前の記事の最後で書いたように、噂どおり、連休前(28日)に「令和4年度の教員勤務実態調査(速報値)」が公表されました。各メディアも取り上げていますので、概要については既にご覧になった方も多いことかと思います。
文科省のサイトは以下のとおりです。
教員勤務実態調査(令和4年度)【速報値】について:文部科学省 (mext.go.jp)
調査結果は、「概要版」と「本体」(とは書いていませんが)があります。時間がない方は「概要版」を見るのをおススメします(本体はスライド90枚です…)。
さて、文科省が謳っているのは、「全ての職種において在校等時間が減少したものの、依然として長時間勤務の教師が多い状況」(ちなみに文科省は近年、多くの文書等において「教員」ではなく、敬意を込めて「教師」という文言を使用します)ということです。
私が勤務する中学校の数字を見てみると、前回調査時の平成28年(2016年)に比べ、「教諭」の平日の在校等時間は「31分」減少しています。
この「31分」という数字を多いと思うか、少ないと思うか、人それぞれでしょうけど、個人的には平成28年度と令和4年度を比較して、業務の量がそれほど変化したとも思えませんので、大した変化ではないと思っています。むしろ、令和4年度つまり昨年度は、令和2、3年度よりもまともになったとは言え、コロナ禍における状況ですので、業務が制限されていた可能性があります。その証拠に、業務内容別の在校時間で見ると、「学校行事」が減っています。今年度から学校生活も含め、いろいろなものがコロナ禍以前におそらく戻ります。3年間、実施していなかった学校行事も復活することもあるでしょう。その状況の中、果たして在校等時間はどうなるのでしょうか…
また、気になるのは「朝の業務」が増えています。「朝の業務」の詳細を見ると、「出欠確認」もありますので、風邪症状で欠席する児童生徒の詳細な症状の把握等に時間を要したのかもしれません。
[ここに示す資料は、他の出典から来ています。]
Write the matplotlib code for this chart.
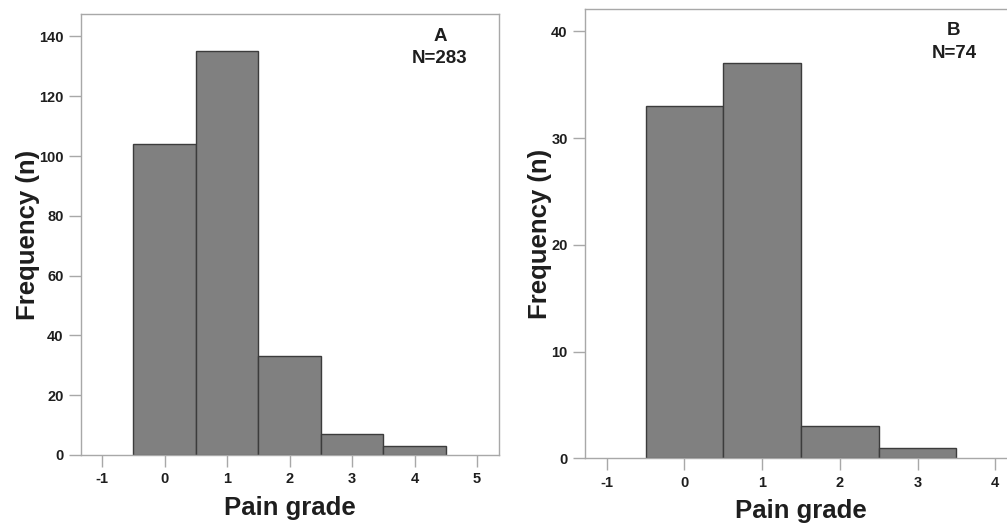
import numpy as np
import matplotlib.pyplot as plt

plt.rcParams['font.family'] = ['Liberation Sans', 'DejaVu Sans']
plt.rcParams['font.weight'] = 'bold'
plt.rcParams['axes.unicode_minus'] = False

# panel A
grades_a = [0, 1, 2, 3, 4]
counts_a = [104, 135, 33, 7, 3]
# panel B
grades_b = [0, 1, 2, 3]
counts_b = [33, 37, 3, 1]

yticks_a = [0, 20, 40, 60, 80, 100, 120, 140]
yticks_b = [0, 10, 20, 30, 40]

BAR = '#808080'
EDGE = '#3c3c3c'
SPINE = '#a8a8a8'
TXT = '#1e1e1e'

fig = plt.figure(figsize=(10.07, 5.26), dpi=100)
ax_a = fig.add_axes([0.0804, 0.135, 0.4151, 0.8384])
ax_b = fig.add_axes([0.5809, 0.1287, 0.429, 0.8542])


def style(ax, xlim, ylim, xticks, yticks):
    ax.set_xlim(*xlim)
    ax.set_ylim(*ylim)
    ax.set_xticks(xticks)
    ax.set_yticks(yticks)
    for s in ax.spines.values():
        s.set_color(SPINE)
        s.set_linewidth(1.0)
    ax.tick_params(direction='out', length=8.5, width=1.0, color=SPINE,
                   labelsize=10.5, labelcolor=TXT, pad=4)
    for lab in ax.get_xticklabels() + ax.get_yticklabels():
        lab.set_fontweight('bold')
    ax.set_xlabel('Pain grade', fontsize=18.5, fontweight='bold', color=TXT, labelpad=7)
    ax.set_ylabel('Frequency (n)', fontsize=18.5, fontweight='bold', color=TXT, labelpad=-0.5)


ax_a.bar(grades_a, counts_a, width=1.0, color=BAR, edgecolor=EDGE, linewidth=1.0)
style(ax_a, (-1.34, 5.35), (0, 147.5), range(-1, 6), yticks_a)
ax_a.text(0.859, 0.948, 'A', transform=ax_a.transAxes, ha='center', va='center',
          fontsize=13.5, fontweight='bold', color=TXT)
ax_a.text(0.859, 0.898, 'N=283', transform=ax_a.transAxes, ha='center', va='center',
          fontsize=13.5, fontweight='bold', color=TXT)

ax_b.bar(grades_b, counts_b, width=1.0, color=BAR, edgecolor=EDGE, linewidth=1.0)
style(ax_b, (-1.28, 4.28), (0, 42.1), range(-1, 5), yticks_b)
ax_b.text(0.854, 0.953, 'B', transform=ax_b.transAxes, ha='center', va='center',
          fontsize=13.5, fontweight='bold', color=TXT)
ax_b.text(0.854, 0.902, 'N=74', transform=ax_b.transAxes, ha='center', va='center',
          fontsize=13.5, fontweight='bold', color=TXT)

fig.savefig('out.png', dpi=100)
ただ、もしかしたら、分類上ないとは言え、「登校指導」をしている方もいるかもしれません。
「登校指導(登下校に関する対応)」については、文科省が平成31年3月に通知したものによれば「基本的には学校以外が行うべき業務」とされており、特に登校指導については勤務時間開始より前であることが多いため、基本的にはする必要はないものと思っています。
しかしながら、現在僕が勤務する学校においても、始業のチャイムが鳴る十数分前から担任の先生方は教室に向かい、それ以外の先生方は校門や生徒昇降口付近に向かい、職員室はほぼ空になります。
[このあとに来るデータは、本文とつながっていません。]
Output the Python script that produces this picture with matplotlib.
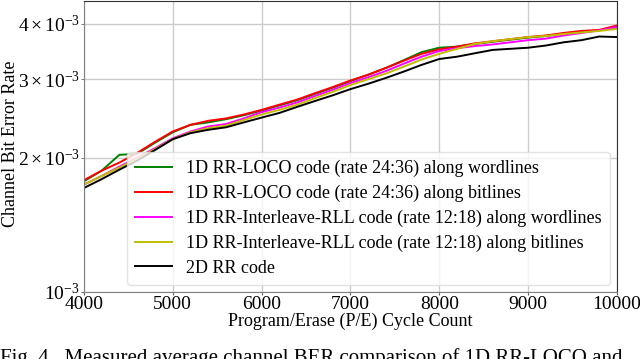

たとえ、数十分であるにせよ、こういう気持ちで業務にあたることーこれの積み重ねが長時間勤務につながります。国がしないでいいと言っているのだから、しなければいいのに、と僕は思うのですが、こんな僕はよく「生徒のために仕事をしない教員」のレッテルを貼られます。
教育現場において、「生徒のため、子供のため」という言葉ほど恐ろしい言葉はありません。この言葉を振りかざすことで、業務内容は無限に膨れ上がります。自分が受けてきた教育や自分がしてきた教育が本当に必要なことか、子供にとって過度な指導・支援になっていないか、振り返るチャンスが、このコロナ禍だったと僕は思っています。
「コロナも落ち着いてきたから、さぁ、以前のように子供たちのためにまた頑張ろう!」なんて思っている人が多ければ多いほど、今後も学校現場は疲弊を極めることでしょう。
仕事は上から言われて減るものもありますが、自分で選択して減らすことーこういう考えが大事だと僕は常日頃思っています。